With the multiyear rebuild now in the rearview mirror and the Orioles coming off a division-winning season, Elias must find a balance between bidding farewell to some veterans who may bring a higher floor — and carry a bigger salary — and clearing a path to playing time for major-league-ready prospects with higher ceilings. 

This will be apparent in the infield with Frazier unlikely to return and Ramon Urias and Jorge Mateo both eligible for arbitration after seeing their production and roles diminish in 2023. When and where Holliday will play in the majors remains to be seen, but you certainly don’t want the same kind of crowded infield that limited the at-bats of promising rookie Jordan Westburg and left top-100 prospect Joey Ortiz stuck in Triple-A this past season. Power-hitting corner infielder Coby Mayo is also nearing the majors after a strong 62-game stint at Norfolk in 2023. 
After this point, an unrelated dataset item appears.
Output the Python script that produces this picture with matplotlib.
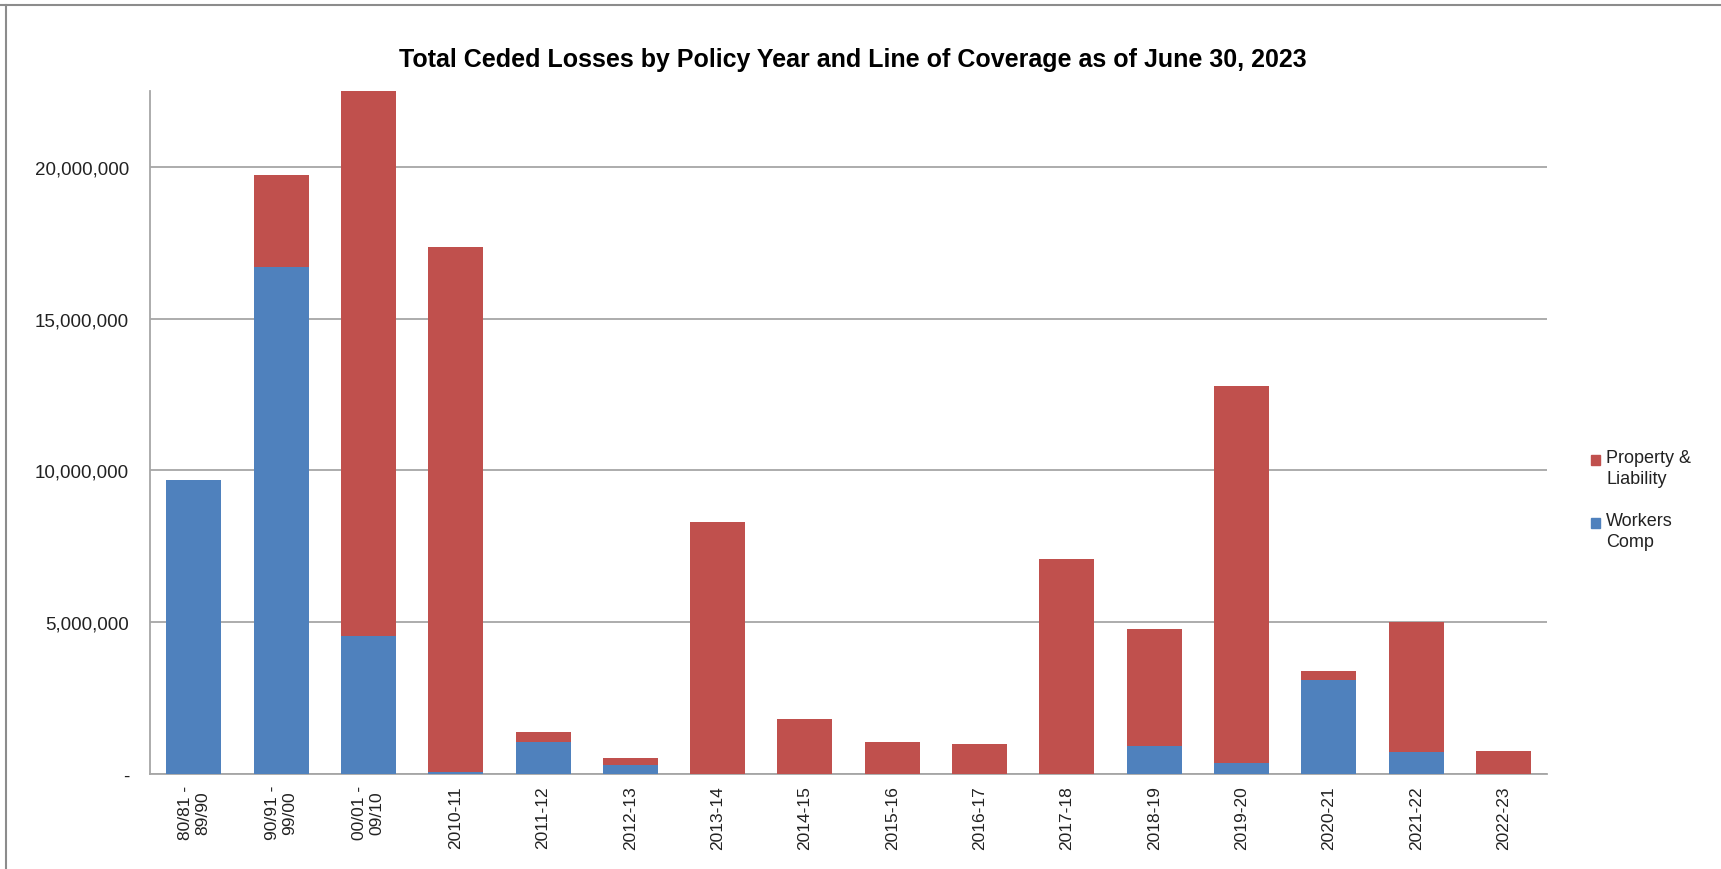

Similar potential for crowding exists in the outfield with first-round picks Heston Kjerstad and Colton Cowser seemingly ready to sink or swim in the majors, and Cedric Mullins and Austin Hays entering their second year of arbitration and only a year behind Santander in terms of free agency. Mullins and Hays have been valuable parts of Baltimore’s turnaround, but injuries really hampered the former in 2023 and the latter has worn down substantially in the second half of the last two seasons, trends not guaranteed to improve in their late 20s.

Too much depth is a great problem to have, but the aforementioned collection of position players in the majors and at Norfolk will all but demand for Elias to make at least one or two substantial trades — that could include prospects or veterans — to create breathing room at certain spots and fortify other areas of the roster this winter. Naturally, the challenge is trading the right players for the right returns and trusting those remaining in the organization to do the job. Player development isn’t linear after all. 

Make no mistake, the Orioles are in great position for the foreseeable future, especially if Angelos is willing to gradually increase payroll to the moderate territory his father did during the Dan Duquette-Buck Showalter era. But there’s certainly work to be done to improve this roster with Elias previously having the luxury of being very methodical and conservative. The 40-year-old executive has done a remarkable job building the Orioles to this point, but he now embarks on territory that will require being more aggressive and bold at times. 

After an exhausting rebuild, the Orioles and their fans were thrilled to be playing October — albeit too briefly — for the first time in seven years. But with that success come expectations that go beyond merely qualifying for the postseason, sitting atop farm system rankings, and putting forth a more enjoyable product for fans to watch. 

The ultimate goal is to win a World Series, plain and simple. 

Elias and especially Angelos will need to be up to the challenge to take the next steps toward doing that.